» Task goal: Output the lines exactly, from the one where "Reproduce this diagram with TikZ." appears through the one where "(St) at (272,310)" appears. Images are left out.

» Records for the exercise:
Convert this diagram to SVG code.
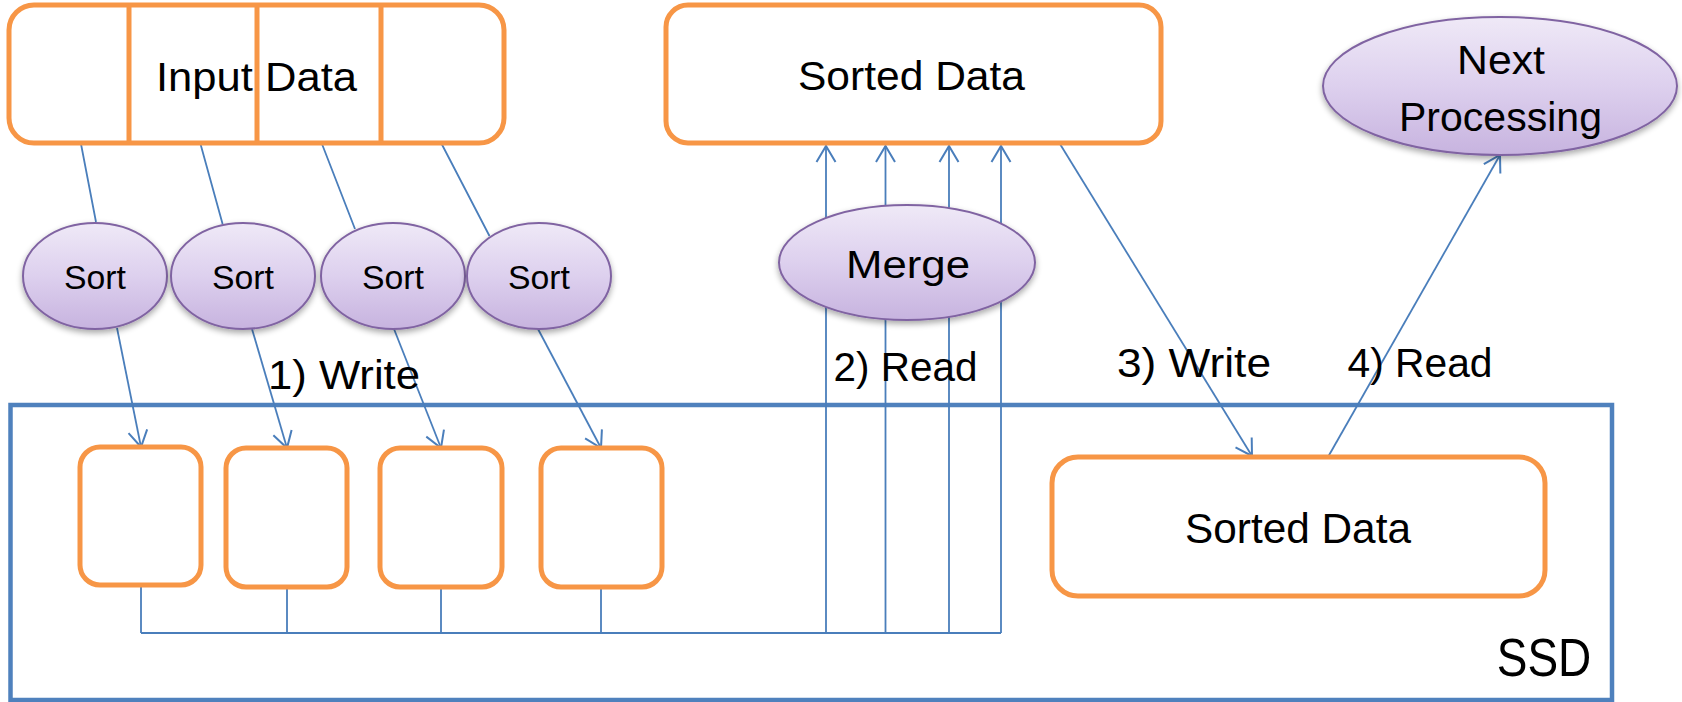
<svg xmlns="http://www.w3.org/2000/svg" width="1682" height="702" viewBox="0 0 1682 702">
  <style>
    text { font-family: "Liberation Sans", Arial, sans-serif; fill: #000; text-anchor: middle; }
    .box { fill: #fff; stroke: #f79646; stroke-width: 5; }
    .divider { stroke: #f79646; stroke-width: 5; }
    .proc { fill: url(#procFill); stroke: #8064a2; stroke-width: 2; filter: url(#shadow); }
    .link { fill: none; stroke: #4a7ebb; stroke-width: 1.8; }
    .arrow { marker-end: url(#open); }
    .ssd { fill: #fff; stroke: #4f81bd; stroke-width: 4.5; }
  </style>
  <defs>
    <linearGradient id="procFill" x1="0" y1="0" x2="0" y2="1">
      <stop offset="0" stop-color="#efe9f7"/>
      <stop offset="0.5" stop-color="#ddd0ee"/>
      <stop offset="1" stop-color="#c7b3df"/>
    </linearGradient>
    <filter id="shadow" x="-20%" y="-20%" width="140%" height="150%">
      <feGaussianBlur in="SourceAlpha" stdDeviation="3"/>
      <feOffset dy="3" result="blur"/>
      <feComponentTransfer><feFuncA type="linear" slope="0.35"/></feComponentTransfer>
      <feMerge><feMergeNode/><feMergeNode in="SourceGraphic"/></feMerge>
    </filter>
    <marker id="open" markerUnits="userSpaceOnUse" viewBox="-18 -12 20 24" refX="0" refY="0" markerWidth="20" markerHeight="24" orient="auto">
      <path d="M-16,-9.5 L0,0 L-16,9.5" fill="none" stroke="#4a7ebb" stroke-width="2"/>
    </marker>
  </defs>

  <!-- SSD container -->
  <g id="ssd">
    <rect class="ssd" x="10.5" y="405" width="1601.5" height="295"/>
    <text x="1544" y="676" font-size="54.5" textLength="94.5" lengthAdjust="spacingAndGlyphs">SSD</text>
  </g>

  <!-- connectors -->
  <g id="connectors">
    <path class="link" d="M81,144L96,222 M200.5,144L222.6,224 M322,144L355,229 M441.7,144L489.5,236"/>
    <path class="link arrow" d="M117,328L141,447"/>
    <path class="link arrow" d="M252,329L287,448"/>
    <path class="link arrow" d="M394,329L441,448"/>
    <path class="link arrow" d="M538,329L601,448"/>
    <path class="link" d="M141,585V633 M287,587V633 M441,587V633 M601,587V633 M141,633H1001"/>
    <path class="link arrow" d="M826,633V146"/>
    <path class="link arrow" d="M885.5,633V146"/>
    <path class="link arrow" d="M949,633V146"/>
    <path class="link arrow" d="M1001,633V146"/>
    <path class="link arrow" d="M1060,144L1252,456"/>
    <path class="link arrow" d="M1328,457L1500,155"/>
    <text x="344" y="389" font-size="41" textLength="152" lengthAdjust="spacingAndGlyphs">1) Write</text>
    <text x="905.5" y="380.5" font-size="41" textLength="144" lengthAdjust="spacingAndGlyphs">2) Read</text>
    <text x="1194" y="377" font-size="41" textLength="154" lengthAdjust="spacingAndGlyphs">3) Write</text>
    <text x="1420" y="377" font-size="41" textLength="145" lengthAdjust="spacingAndGlyphs">4) Read</text>
  </g>

  <!-- input data split into four chunks -->
  <g id="input-data">
    <rect class="box" x="9" y="5" width="495" height="138" rx="25"/>
    <path class="divider" d="M129,5V143 M257,5V143 M381,5V143"/>
    <text x="256.5" y="91" font-size="40.5" textLength="201" lengthAdjust="spacingAndGlyphs">Input Data</text>
  </g>

  <!-- sort workers -->
  <g id="sort-1">
    <ellipse class="proc" cx="95" cy="276" rx="72" ry="53"/>
    <text x="95" y="289" font-size="33.5" textLength="62" lengthAdjust="spacingAndGlyphs">Sort</text>
  </g>
  <g id="sort-2">
    <ellipse class="proc" cx="243" cy="276" rx="72" ry="53"/>
    <text x="243" y="289" font-size="33.5" textLength="62" lengthAdjust="spacingAndGlyphs">Sort</text>
  </g>
  <g id="sort-3">
    <ellipse class="proc" cx="393" cy="276" rx="72" ry="53"/>
    <text x="393" y="289" font-size="33.5" textLength="62" lengthAdjust="spacingAndGlyphs">Sort</text>
  </g>
  <g id="sort-4">
    <ellipse class="proc" cx="539" cy="276" rx="72" ry="53"/>
    <text x="539" y="289" font-size="33.5" textLength="62" lengthAdjust="spacingAndGlyphs">Sort</text>
  </g>

  <!-- sorted runs on the SSD -->
  <g id="run-1"><rect class="box" x="80" y="447" width="121" height="138" rx="20"/></g>
  <g id="run-2"><rect class="box" x="226" y="448" width="121" height="139" rx="20"/></g>
  <g id="run-3"><rect class="box" x="380" y="448" width="122" height="139" rx="20"/></g>
  <g id="run-4"><rect class="box" x="541" y="448" width="121" height="139" rx="20"/></g>

  <g id="merge">
    <ellipse class="proc" cx="907" cy="262.5" rx="128" ry="57.5"/>
    <text x="908" y="278" font-size="39" textLength="124" lengthAdjust="spacingAndGlyphs">Merge</text>
  </g>

  <g id="sorted-data">
    <rect class="box" x="666" y="5" width="495" height="138" rx="22"/>
    <text x="911.5" y="89.5" font-size="41" textLength="227" lengthAdjust="spacingAndGlyphs">Sorted Data</text>
  </g>

  <g id="sorted-data-ssd">
    <rect class="box" x="1052" y="457" width="493" height="139" rx="26"/>
    <text x="1298" y="543" font-size="42" textLength="226" lengthAdjust="spacingAndGlyphs">Sorted Data</text>
  </g>

  <g id="next-processing">
    <ellipse class="proc" cx="1500" cy="86" rx="177" ry="69"/>
    <text x="1501" y="74" font-size="40.5" textLength="88" lengthAdjust="spacingAndGlyphs">Next</text>
    <text x="1500.5" y="131" font-size="40.5" textLength="203" lengthAdjust="spacingAndGlyphs">Processing</text>
  </g>
</svg>
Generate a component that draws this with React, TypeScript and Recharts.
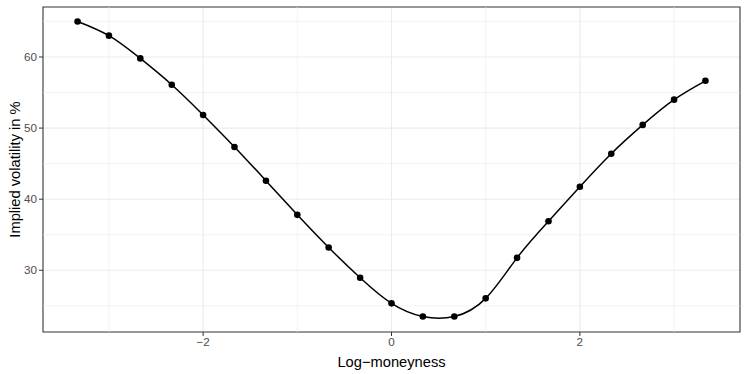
import React from 'react';
import { ComposedChart, Line, XAxis, YAxis, CartesianGrid, ReferenceLine, ReferenceArea } from 'recharts';

const moneyness = [-3.333, -3, -2.667, -2.333, -2, -1.667, -1.333, -1, -0.667, -0.333, 0, 0.333, 0.667, 1, 1.333, 1.667, 2, 2.333, 2.667, 3, 3.333];
const impliedVol = [65.0, 63.0, 59.8, 56.1, 51.85, 47.35, 42.6, 37.8, 33.2, 28.95, 25.35, 23.5, 23.5, 26.05, 31.75, 36.9, 41.75, 46.4, 50.45, 54.0, 56.65];

const xTicks = [-2, 0, 2];
const xMinor = [-3, -1, 1, 3];
const yTicks = [30, 40, 50, 60];
const yMinor = [25, 35, 45, 55, 65];

const data = moneyness.map((m, i) => ({ m, iv: impliedVol[i] }));

const X_DOMAIN: [number, number] = [-3.7, 3.7];
const Y_DOMAIN: [number, number] = [21.32, 67.03];

const fmt = (v: number) => (v < 0 ? `\u2212${Math.abs(v)}` : `${v}`);

export default function App() {
  return (
    <div style={{ position: 'absolute', left: 0, top: 0, width: 747, height: 374, background: '#fff', fontFamily: '"Liberation Sans", Arial, sans-serif' }}>
      <ComposedChart width={747} height={374} data={data} margin={{ top: 7, right: 7, bottom: 0, left: 0 }}>
        <CartesianGrid stroke="#EBEBEB" strokeWidth={1.1} horizontalValues={yTicks} verticalValues={xTicks} />
        {xMinor.map((v) => (
          <ReferenceLine key={`xm${v}`} x={v} stroke="#EBEBEB" strokeWidth={0.6} />
        ))}
        {yMinor.map((v) => (
          <ReferenceLine key={`ym${v}`} y={v} stroke="#EBEBEB" strokeWidth={0.6} />
        ))}
        <XAxis
          type="number"
          dataKey="m"
          domain={X_DOMAIN}
          ticks={xTicks}
          tickFormatter={fmt}
          allowDataOverflow
          height={42}
          axisLine={false}
          tickLine={{ stroke: '#333333', strokeWidth: 1 }}
          tickSize={4}
          tick={{ fill: '#4D4D4D', fontSize: 11.7 }}
          label={{ value: 'Log\u2212moneyness', position: 'insideBottom', offset: 7, fill: '#000', fontSize: 14.7 }}
        />
        <YAxis
          type="number"
          domain={Y_DOMAIN}
          ticks={yTicks}
          allowDataOverflow
          width={43}
          axisLine={false}
          tickLine={{ stroke: '#333333', strokeWidth: 1 }}
          tickSize={4}
          tick={{ fill: '#4D4D4D', fontSize: 11.7 }}
          label={{ value: 'Implied volatility in %', angle: -90, position: 'insideLeft', offset: 15, fill: '#000', fontSize: 14.7, style: { textAnchor: 'middle' } }}
        />
        <ReferenceArea x1={X_DOMAIN[0]} x2={X_DOMAIN[1]} y1={Y_DOMAIN[0]} y2={Y_DOMAIN[1]} fill="none" stroke="#333333" strokeWidth={1.1} ifOverflow="visible" />
        <Line
          type="natural"
          dataKey="iv"
          stroke="#000"
          strokeWidth={1.5}
          dot={{ r: 3.3, fill: '#000', stroke: '#000', strokeWidth: 0 }}
          activeDot={false}
          isAnimationActive={false}
        />
      </ComposedChart>
    </div>
  );
}
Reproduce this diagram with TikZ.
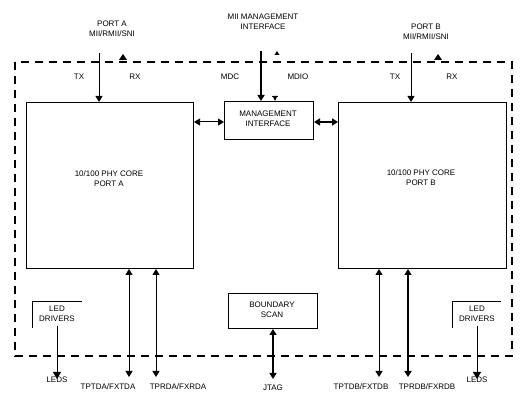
\documentclass[tikz,border=0pt]{standalone}
\usepackage{fontspec}
\setmainfont{Liberation Sans}
\usetikzlibrary{arrows.meta}
\begin{document}
\begin{tikzpicture}[x=1pt,y=-1pt,
  lbl/.style={font=\fontsize{8}{10}\selectfont, inner sep=0pt, align=center},
  blk/.style={draw, line width=1pt, inner sep=0pt, anchor=north west},
  arr/.style={line width=1pt, -{Triangle[length=6pt,width=7pt]}},
  darr/.style={line width=1pt, {Triangle[length=6pt,width=7pt]}-{Triangle[length=6pt,width=7pt]}},
  tarr/.style={line width=2pt, -{Triangle[length=6pt,width=7pt]}},
  tdarr/.style={line width=2pt, {Triangle[length=6pt,width=7pt]}-{Triangle[length=6pt,width=7pt]}},
  tip/.style={fill=black}
]
\useasboundingbox (0,0) rectangle (520,419);
% outer dashed chip boundary
\draw[line width=1.2pt, dash pattern=on 8pt off 6pt] (15,62) rectangle (512,356);

% blocks
\node[blk, minimum width=167pt, minimum height=166pt] (A) at (26,102) {};
\node[blk, minimum width=168pt, minimum height=166pt] (B) at (338,102) {};
\node[blk, minimum width=89pt, minimum height=38pt] (M) at (224,101) {};
\node[blk, minimum width=89pt, minimum height=35pt] (S) at (228,293) {};

\node[lbl] (At) at (109,179) {10/100 PHY CORE\\PORT A};
\node[lbl] (Bt) at (421,178) {10/100 PHY CORE\\PORT B};
\node[lbl] (Mt) at (268,119) {MANAGEMENT\\INTERFACE};
\node[lbl] (St) at (272,310) {BOUNDARY\\SCAN};

% top labels
\node[lbl] (pa) at (112,29) {PORT A\\MII/RMII/SNI};
\node[lbl] (pb) at (426,32) {PORT B\\MII/RMII/SNI};
\node[lbl] (mii) at (263,22) {MII MANAGEMENT\\INTERFACE};
\node[lbl] (txa) at (79,77) {TX};
\node[lbl] (rxa) at (135,77) {RX};
\node[lbl] (mdc) at (230,77) {MDC};
\node[lbl] (mdio) at (298,77) {MDIO};
\node[lbl] (txb) at (395,77) {TX};
\node[lbl] (rxb) at (452,77) {RX};

% top arrows
\coordinate (pAin) at (99,53);
\coordinate (pBin) at (411,53);
\coordinate (mIn) at (261,51);
\draw[arr] (pAin) -- (pAin |- A.north);
\draw[arr] (pBin) -- (pBin |- B.north);
\draw[tarr] (mIn) -- (mIn |- M.north);
% small RX / MDIO tips
\fill[tip] (123,54) -- (119,60) -- (127,60) -- cycle;
\fill[tip] (438,54) -- (434,60) -- (442,60) -- cycle;
\fill[tip] (277,51) -- (274.5,55) -- (279.5,55) -- cycle;
\fill[tip] (275,101) -- (272.5,96) -- (277.5,96) -- cycle;
\draw[line width=0.8pt] (272,96) -- (278,96);

% side links
\draw[darr] (A.east |- 0,122) -- (M.west |- 0,122);
\draw[tdarr] (M.east |- 0,122) -- (B.west |- 0,122);

% bottom lines
\coordinate (a1) at (129,377);
\coordinate (a2) at (156,377);
\coordinate (b1) at (379,377);
\coordinate (b2) at (408,377);
\coordinate (jt) at (273,379);
\draw[darr] (a1 |- A.south) -- (a1);
\draw[darr] (a2 |- A.south) -- (a2);
\draw[darr] (b1 |- B.south) -- (b1);
\draw[tdarr] (b2 |- B.south) -- (b2);
\draw[tdarr, line width=1.4pt] (jt |- S.south) -- (jt);

\node[lbl] (la1) at (108,387) {TPTDA/FXTDA};
\node[lbl] (la2) at (178,387) {TPRDA/FXRDA};
\node[lbl] (lb1) at (361,387) {TPTDB/FXTDB};
\node[lbl] (lb2) at (427,387) {TPRDB/FXRDB};
\node[lbl] (jtag) at (273,388) {JTAG};

% LED drivers
\draw[line width=1pt] (32,328) -- (32,302) -- (82,302);
\draw[line width=1pt] (452,328) -- (452,302) -- (501,302);
\node[lbl] (ledA) at (57,314) {LED\\DRIVERS};
\node[lbl] (ledB) at (477,314) {LED\\DRIVERS};
\node[lbl] (ledsA) at (57,380) {LEDS};
\node[lbl] (ledsB) at (477,380) {LEDS};
\draw[line width=1pt, -{Triangle[length=7pt,width=8pt]}] (ledA.south) ++(0,4) -- ([yshift=-2pt]ledsA.north);
\draw[line width=1pt, -{Triangle[length=7pt,width=8pt]}] (ledB.south) ++(0,4) -- ([yshift=-2pt]ledsB.north);
\end{tikzpicture}
\end{document}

» Task result:
Reproduce this diagram with TikZ.
\documentclass[tikz,border=0pt]{standalone}
\usepackage{fontspec}
\setmainfont{Liberation Sans}
\usetikzlibrary{arrows.meta}
\begin{document}
\begin{tikzpicture}[x=1pt,y=-1pt,
  lbl/.style={font=\fontsize{8}{10}\selectfont, inner sep=0pt, align=center},
  blk/.style={draw, line width=1pt, inner sep=0pt, anchor=north west},
  arr/.style={line width=1pt, -{Triangle[length=6pt,width=7pt]}},
  darr/.style={line width=1pt, {Triangle[length=6pt,width=7pt]}-{Triangle[length=6pt,width=7pt]}},
  tarr/.style={line width=2pt, -{Triangle[length=6pt,width=7pt]}},
  tdarr/.style={line width=2pt, {Triangle[length=6pt,width=7pt]}-{Triangle[length=6pt,width=7pt]}},
  tip/.style={fill=black}
]
\useasboundingbox (0,0) rectangle (520,419);
% outer dashed chip boundary
\draw[line width=1.2pt, dash pattern=on 8pt off 6pt] (15,62) rectangle (512,356);

% blocks
\node[blk, minimum width=167pt, minimum height=166pt] (A) at (26,102) {};
\node[blk, minimum width=168pt, minimum height=166pt] (B) at (338,102) {};
\node[blk, minimum width=89pt, minimum height=38pt] (M) at (224,101) {};
\node[blk, minimum width=89pt, minimum height=35pt] (S) at (228,293) {};

\node[lbl] (At) at (109,179) {10/100 PHY CORE\\PORT A};
\node[lbl] (Bt) at (421,178) {10/100 PHY CORE\\PORT B};
\node[lbl] (Mt) at (268,119) {MANAGEMENT\\INTERFACE};
\node[lbl] (St) at (272,310) {BOUNDARY\\SCAN};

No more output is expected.